Oleh: H. HF Tohir
DALAM perjalanan hidup, dosa manusia hadir dalam rupa yang berbeda-beda. Tidak selalu berbentuk judi, zina, ghibah, atau riba. Kadang dosa tersembunyi dalam sesuatu yang tak kasat mata: ujub, merasa diri lebih hebat dari orang lain.
“Dosa terbesar sering kali tidak disadari, yaitu ketika hati dipenuhi rasa bangga akan kehebatan sendiri,” tulis H. HF Tohir dalam salah satu pengingatnya, yang dikutip dari fatwa Syekh Abdul Qodir Al-Jailani.
Peringatan ini membawa kita merenungi hubungan antara perbuatan dan hati. Setiap amal, kata H. HF Tohir, harus diiringi keikhlasan. Tanpa niat tulus, langkah kita menuju Al-Haq—kebenaran sejati—akan terhenti, bahkan tidak mendekat sejengkal pun.
Menjaga Niat di Tengah Amal
Dalam dunia yang terus mendewakan keberhasilan lahiriah, sering kali manusia lupa bahwa hati memiliki peran sentral. Keikhlasan adalah kunci. Amal tanpa niat yang lurus ibarat bangunan tanpa fondasi—gampang roboh dan tak memberi makna.
Syekh Abdul Qodir Al-Jailani pernah berpesan, “Hati yang tidak ikhlas adalah penjara. Ia memenjarakan ruh, menjauhkan manusia dari rahmat Allah.”
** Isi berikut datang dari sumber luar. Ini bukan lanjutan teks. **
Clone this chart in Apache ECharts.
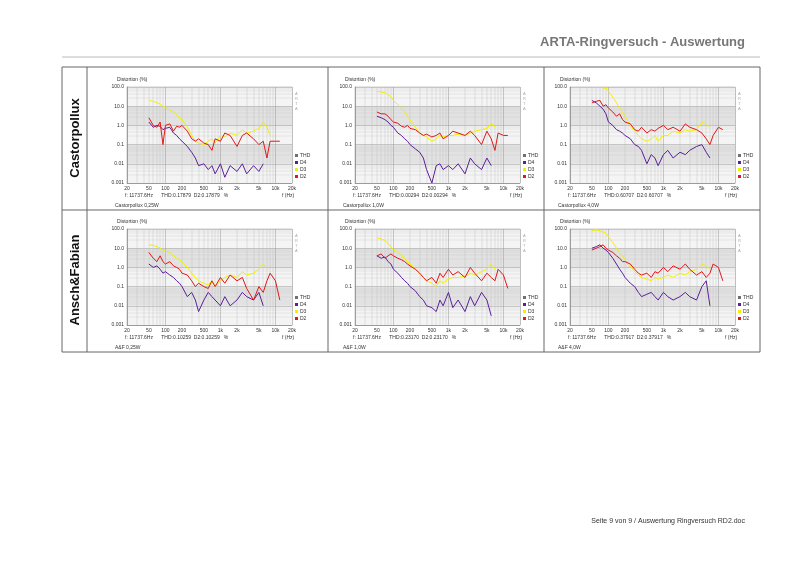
<!DOCTYPE html><html><head><meta charset="utf-8">
<script src="https://cdn.jsdelivr.net/npm/echarts@6/dist/echarts.min.js"></script>
<style>html,body{margin:0;padding:0;background:#fff}#c{width:800px;height:565px}</style></head><body><div id="c"></div>
<script>
const freqs=[50,60,70,80,90,100,120,140,160,180,200,250,300,350,400,500,600,700,800,1000,1200,1500,2000,2500,3000,4000,5000,6000,7000,8000,10000,12000];
const xTicks=[20,50,100,200,500,1000,2000,5000,10000,20000];
const xTickLabels=['20','50','100','200','500','1k','2k','5k','10k','20k'];
const yTickLabels=['0.001','0.01','0.1','1.0','10.0','100.0'];
const rowLabels=['Castorpollux','Ansch&Fabian'];
const captions=['Castorpollux 0,25W','Castorpollux 1,0W','Castorpollux 4,0W','A&F 0,25W','A&F 1,0W','A&F 4,0W'];
const thdTexts=['0.17879','0.00294','0.60707','0.10259','0.23170','0.37917'];
// per panel: D4, D3, D2
const d4_1=[1.5,0.8,1,0.9,0.6,0.7,0.8,0.4,0.3,0.2,0.15,0.08,0.04,0.02,0.008,0.01,0.005,0.008,0.003,0.01,0.002,0.008,0.004,0.01,0.003,0.008,0.004,0.01,null,null,null,null];
const d3_1=[20,18,15,13,10,9,6,5,3.5,2.5,2,0.8,0.3,0.15,0.12,0.1,0.15,0.2,0.12,0.3,0.25,0.4,0.3,0.6,0.4,0.5,0.7,1.5,0.8,0.3,null,null];
const d2_1=[2.5,1,0.8,1.5,0.1,1,1.2,0.5,0.9,0.8,1,0.5,0.2,0.15,0.2,0.12,0.1,0.05,0.2,0.15,0.4,0.3,0.08,0.3,0.4,0.2,0.1,0.15,0.02,0.15,0.15,0.15];
const d4_2=[3,2.5,2,1.5,1,0.8,0.4,0.3,0.2,0.15,0.1,0.06,0.04,0.02,0.005,0.001,0.008,0.01,0.005,0.008,0.005,0.01,0.003,0.02,0.01,0.005,0.02,0.008,null,null,null,null];
const d3_2=[60,55,50,40,30,20,12,8,5,3,2,0.8,0.4,0.3,0.25,0.15,0.2,0.3,0.25,0.3,0.3,0.35,0.3,0.4,0.5,0.6,0.7,1.3,0.8,null,null,null];
const d2_2=[5,4,4,3,2,1.5,1.3,0.9,0.8,1,0.7,0.6,0.4,0.3,0.35,0.25,0.3,0.4,0.2,0.3,0.5,0.4,0.3,0.5,0.3,0.1,0.5,0.2,0.05,0.4,0.3,0.3];
const d4_3=[20,15,10,7,4,1.5,1,0.6,0.5,0.4,0.3,0.2,0.1,0.08,0.05,0.01,0.03,0.02,0.008,0.03,0.05,0.02,0.04,0.03,0.05,0.08,0.1,0.04,0.02,null,null,null];
const d3_3=[null,null,null,80,90,60,30,15,8,5,3,1,0.5,0.3,0.2,0.15,0.2,0.3,0.15,0.3,0.3,0.5,0.4,0.6,0.5,0.6,1.5,1.2,0.8,null,null,null];
const d2_3=[15,18,20,10,12,8,5,3,4,2,1.5,1.2,0.6,0.5,0.8,0.4,0.6,0.5,0.7,1,0.6,0.8,0.5,1.2,0.8,0.6,0.4,0.2,0.1,0.3,0.8,0.6];
const d4_4=[1.5,1,1.2,0.8,0.5,0.6,0.4,0.3,0.2,0.15,0.1,0.03,0.05,0.02,0.005,0.02,0.05,0.03,0.02,0.01,0.03,0.01,0.02,0.05,0.03,0.02,0.05,0.01,null,null,null,null];
const d3_4=[15,14,12,10,8,7,6,4,3,2.5,2,1,0.5,0.3,0.2,0.15,0.12,0.2,0.1,0.2,0.3,0.4,0.3,0.6,0.4,0.5,0.8,1.5,0.9,null,null,null];
const d2_4=[6,3,2,4,2,1.5,2,1.2,1,0.8,0.5,0.4,0.2,0.1,0.15,0.1,0.08,0.2,0.1,0.3,0.15,0.4,0.2,0.3,0.08,0.02,0.1,0.05,0.2,0.5,0.2,0.02];
const d4_5=[4,3,3.5,2,1.5,0.8,0.5,0.3,0.2,0.15,0.1,0.06,0.03,0.02,0.01,0.008,0.005,0.02,0.01,0.05,0.008,0.02,0.005,0.03,0.01,0.05,0.02,0.003,null,null,null,null];
const d3_5=[35,30,25,18,12,8,6,4,3,2,1.5,0.8,0.5,0.3,0.2,0.15,0.1,0.2,0.15,0.25,0.3,0.3,0.35,0.5,0.4,0.6,0.8,1.5,0.8,null,null,null];
const d2_5=[4,5,3,4,5,4,3,2.5,2,1.5,1.2,0.8,0.5,0.3,0.2,0.3,0.15,0.5,0.3,0.8,0.4,0.6,0.3,1,0.5,0.2,0.5,0.3,0.2,0.8,0.4,0.08];
const d4_6=[10,12,15,10,8,6,3,1.5,0.8,0.5,0.3,0.15,0.1,0.05,0.03,0.04,0.05,0.03,0.02,0.05,0.03,0.02,0.03,0.05,0.03,0.02,0.1,0.2,0.01,null,null,null];
const d3_6=[80,90,80,70,60,40,20,10,6,4,2.5,1.2,0.6,0.4,0.3,0.25,0.2,0.3,0.25,0.3,0.4,0.3,0.5,0.4,0.6,0.8,1.5,1.2,0.8,null,null,null];
const d2_6=[8,10,12,15,10,8,6,4,3,2,2,1.5,0.8,0.5,0.4,0.5,0.3,0.6,0.5,1,0.6,1.2,0.8,1.5,0.8,0.4,0.6,0.3,0.5,1.5,1,0.2];
const panels=[[d4_1,d3_1,d2_1],[d4_2,d3_2,d2_2],[d4_3,d3_3,d2_3],[d4_4,d3_4,d2_4],[d4_5,d3_5,d2_5],[d4_6,d3_6,d2_6]];
const seriesNames=['D4','D3','D2'];
const colors={THD:'#707070',D4:'#5a1f9c',D3:'#f0f000',D2:'#e01818'};

const px=[127,355,570], py=[87,229], pw=165, ph=96;
const grid=[],xAxis=[],yAxis=[],series=[],legend=[],g=[];
const tiny={fontSize:5,color:'#333',fontFamily:'Arial'};
panels.forEach((p,i)=>{
  const r=Math.floor(i/3),c=i%3,L=px[c],T=py[r];
  grid.push({left:L,top:T,width:pw,height:ph,show:true,backgroundColor:'#fafafa',borderColor:'#999',borderWidth:0.5});
  xAxis.push({type:'log',gridIndex:i,min:20,max:20000,logBase:10,
    axisLine:{lineStyle:{color:'#777',width:0.5}},axisTick:{show:false},
    axisLabel:{customValues:xTicks,formatter:v=>xTickLabels[xTicks.indexOf(Math.round(v))]??'',fontSize:5,color:'#333',margin:3},
    splitLine:{show:true,lineStyle:{color:'#999',width:0.5}},minorTick:{show:false,splitNumber:9},
    minorSplitLine:{show:true,lineStyle:{color:'#bbb',width:0.4}}});
  yAxis.push({type:'log',gridIndex:i,min:0.001,max:100,logBase:10,
    axisLine:{lineStyle:{color:'#777',width:0.5}},axisTick:{show:false},
    axisLabel:{formatter:v=>{const k=Math.round(Math.log10(v))+3;return yTickLabels[k]??''},fontSize:5,color:'#333',margin:3},
    splitLine:{lineStyle:{color:'#999',width:0.5}},
    splitArea:{show:true,areaStyle:{color:['#f4f4f4','#e2e2e2']}},
    minorSplitLine:{show:true,lineStyle:{color:'#ccc',width:0.4}}});
  p.forEach((arr,k)=>{
    series.push({type:'line',name:seriesNames[k],xAxisIndex:i,yAxisIndex:i,showSymbol:false,
      data:freqs.map((f,j)=>arr[j]==null?null:[f,arr[j]]),connectNulls:false,
      lineStyle:{width:1,color:colors[seriesNames[k]]},itemStyle:{color:colors[seriesNames[k]]},z:k===0?3:(k===1?4:5),silent:true});
  });
  legend.push({left:L+pw+3,top:T+ph-30,orient:'vertical',itemWidth:3,itemHeight:3,itemGap:2,icon:'rect',
    data:['THD','D4','D3','D2'],textStyle:{fontSize:5,color:'#333',padding:[0,0,0,-3]},selectedMode:false,padding:0});
  series.push({type:'line',name:'THD',xAxisIndex:i,yAxisIndex:i,data:[],itemStyle:{color:colors.THD}});
  g.push({type:'text',left:L-10,top:T-10,style:{text:'Distortion (%)',fontSize:5,fill:'#333'}});
  g.push({type:'text',left:L+pw+3,top:T+4,style:{text:'A\nR\nT\nA',fontSize:4,fill:'#aaa',lineHeight:5}});
  g.push({type:'text',left:L-2,top:T+ph+10,style:{text:'f: 11737.6Hz      THD:'+thdTexts[i]+'  D2:0.'+thdTexts[i].slice(2)+'   %',fontSize:5,fill:'#333'}});
  g.push({type:'text',left:L+pw-10,top:T+ph+10,style:{text:'f (Hz)',fontSize:5,fill:'#333'}});
  g.push({type:'text',left:L-12,top:T+ph+20,style:{text:captions[i],fontSize:5,fill:'#333'}});
});
// table
const tl='#666';
[[62,67,760,67],[62,210,760,210],[62,352,760,352],[87,67,87,352],[328,67,328,352],[544,67,544,352],[62,67,62,352],[760,67,760,352]].forEach(a=>{
  g.push({type:'line',shape:{x1:a[0],y1:a[1],x2:a[2],y2:a[3]},style:{stroke:tl,lineWidth:1}});
});
g.push({type:'line',shape:{x1:62,y1:57,x2:760,y2:57},style:{stroke:'#bbb',lineWidth:1}});
rowLabels.forEach((t,r)=>{
  g.push({type:'text',x:75,y:r===0?138:280,rotation:Math.PI/2,style:{text:t,fontSize:13,fontWeight:'bold',fill:'#111',align:'center',verticalAlign:'middle',fontFamily:'Arial'}});
});
g.push({type:'text',right:55,top:36,style:{text:'ARTA-Ringversuch - Auswertung',fontSize:13,fontWeight:'bold',fill:'#777',fontFamily:'Arial'}});
g.push({type:'text',right:55,top:518,style:{text:'Seite 9 von 9 / Auswertung Ringversuch RD2.doc',fontSize:7,fill:'#333',fontFamily:'Arial'}});
const ch=echarts.init(document.getElementById('c'));
ch.setOption({animation:false,backgroundColor:'#fff',grid,xAxis,yAxis,series,legend,graphic:g});
</script></body></html>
Pesan ini mengingatkan bahwa dosa hati, seperti sombong atau ujub, sering kali lebih berbahaya dibandingkan dosa fisik yang terlihat.
Refleksi untuk Semua
Sebagai manusia, kita tidak luput dari dosa. Namun, introspeksi adalah langkah awal menuju pembersihan diri.
H. HF Tohir menekankan bahwa perjalanan menuju Al-Haq membutuhkan perjuangan untuk mengikis ujub dan menghidupkan keikhlasan.
“Kita tidak selalu lebih baik dari orang lain. Kadang, kelebihan kita hanyalah ujian untuk menguji hati kita sendiri,” tulisnya.
Pesan ini adalah pengingat yang tak lekang oleh waktu: bahwa kebesaran bukan soal siapa yang paling hebat, tetapi siapa yang paling tulus melangkah menuju Allah. (**)
Artikel ini terinspirasi dari pesan dan fatwa Syekh Abdul Qodir Al-Jailani, disampaikan melalui lisan H. HF Tohir. Mari jadikan hati kita rumah bagi keikhlasan, bukan arena bagi kesombongan.